Did you know that Play Studies is a) a thing and b) a thing that very smart professors at very prestigious universities research and teach?
I’m guessing you don’t have a Play Studies class in your school—recess or gym, maybe, but not Play Studies.
Right now, you probably study just a handful of academic subjects in school—things like history, science, or math. Those are all really broad topics. The farther along you progress through school, the more specialized those subjects will become.
High school students don’t just study math, for instance. They study geometry, algebra, and calculus. College students don’t just study geometry, algebra, and calculus. They study things like differential geometry, algebraic number theory, and stochastic calculus. Then, once someone has gone to graduate school and decided to devote their entire life to a very specific academic subject, they might start start studying a really, really specialized topic.

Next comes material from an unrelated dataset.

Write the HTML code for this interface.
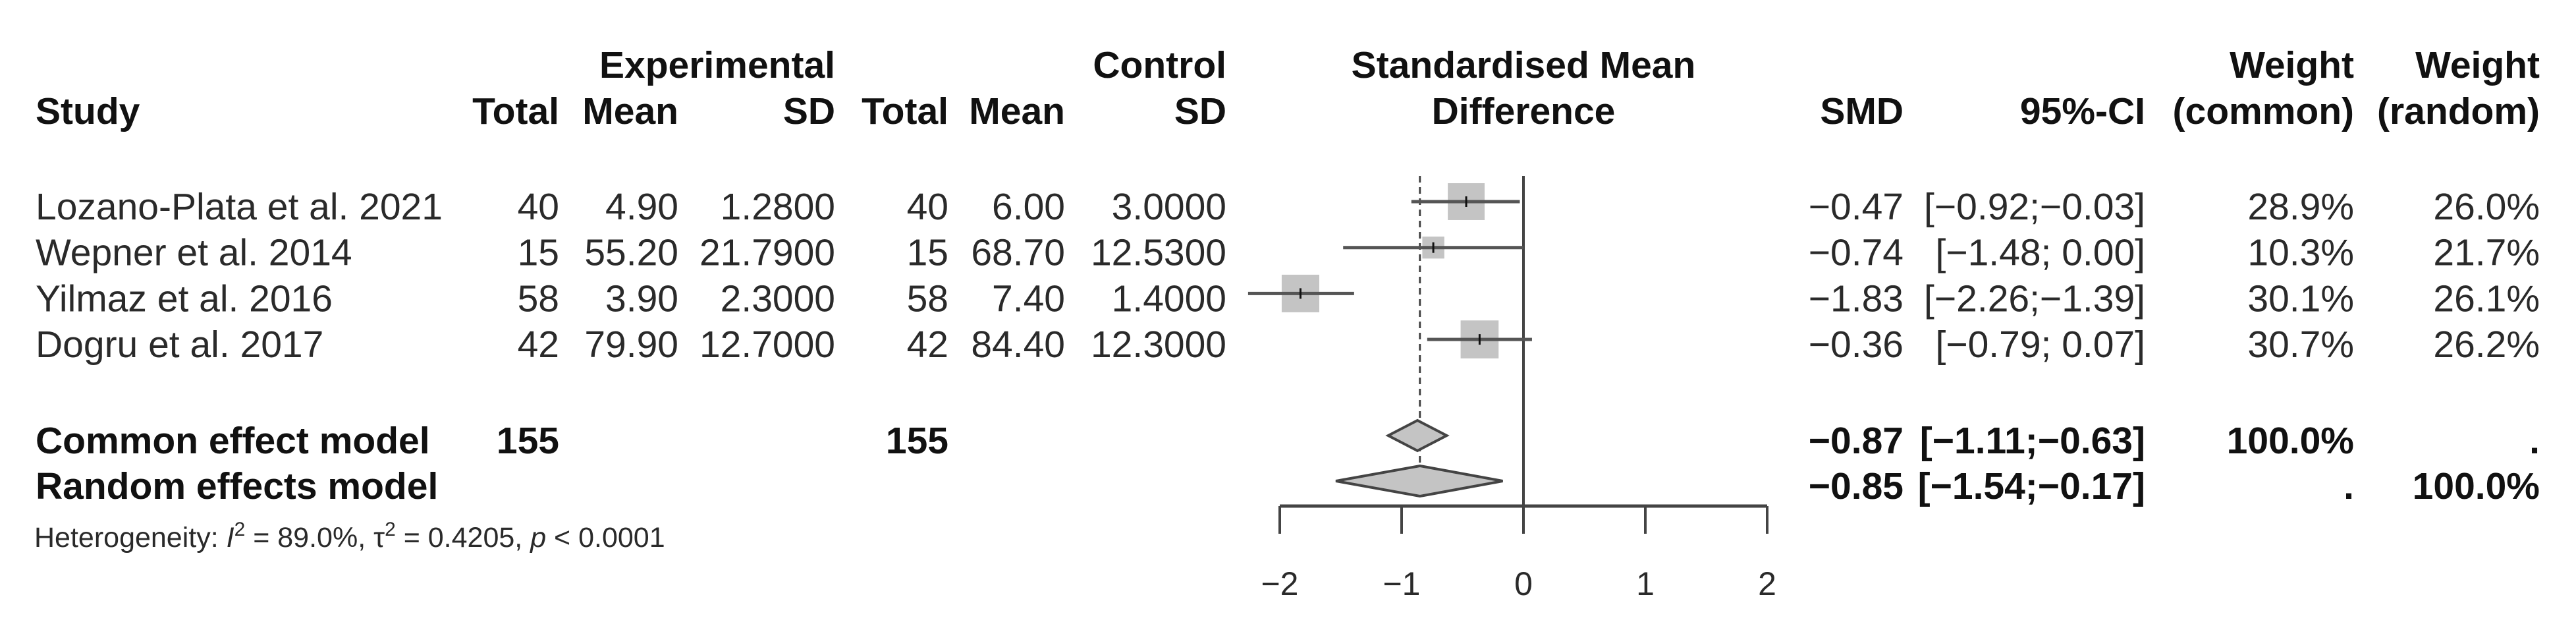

One of those specialized topics is Play Studies.
What is Play Studies? Play Studies starts with the idea that play plays an important role in individual and societal development. From that starting point, it ventures into every academic subject under the sun. You’ll find its specialists within a colleges’s sociology department, history department, education department, psychology department, and more.
The papers within a very serious publication called the American Journal of Play tackle some not-so-playful topics:
- In a paper called “Play, ADHD, and the Construction of the Social Brain,” a famed neuroscientist argues that decreased opportunities for natural play have contributed to a growth of ADHD diagnoses.
- In a paper called “Worlding through Play,” a team of professors of English, Pediatrics, and Design describe a project they undertook in 2013. With funding from the National Science Foundation, they created an alternate reality game (ARG). Their intention: teach kids on the South Side of Chicago about STEM, literacy, and social justice by having them play immersive games.
- In a paper called “Cognitive Processes Underlying Play and Pretend Play: A Comparative Cross-Species Study on Degrees of Memory, Perception, Imagination, and Consciousness,” a professor of Arts and Cognition uses evolutionary theory to examine the brain processes that help us play and determine how they differ in humans and nonhuman animals.
- In a paper called “Play as a Foundation for Hunter-Gatherer Social Existence,” an evolutionary psychologist argues that hunter-gatherer groups could not have achieved their egalitarian societies without an openness to play. Play produced the unity that they depended on for survival.
The origins of play studies as an academic discipline stretch back nearly 100 years, with the publication of the Dutch historian Johan Huizinga’s book Homo Ludens. That’s Latin for “Playing Man.” Huizinga devotes hundreds of pages to the idea that play is not just the trivial pursuit of children who don’t have anything better to do. Rather, he says, play is a key part of all human culture, and it is something that has, to the detriment of us all, declined in the modern world. Since Huizinga, hundreds of scholars have tried to home in on a definition and meaning of play.
Not least among all those scholars who write about the concept of play are people who study education. Two of them, Pasi Sahlberg and William Doyle, wrote a book called Let the Children Play, in which they say that the absence of free play and the insistence on structure and uniform standards are ruining schools, especially in America. “The death of recess,” they say, “is an “American tragedy.”
We devoted last month’s issue to a fun scavenger hunt—and this month’s issue to that scavenger hunt’s very fun results!
Why?
Because the transition to online learning during the ongoing pandemic has been challenging for many families. Those families might benefit from remembering that play is fundamental to being human. Play doesn’t have to be a diversion from learning. Play can be learning, and learning can be play.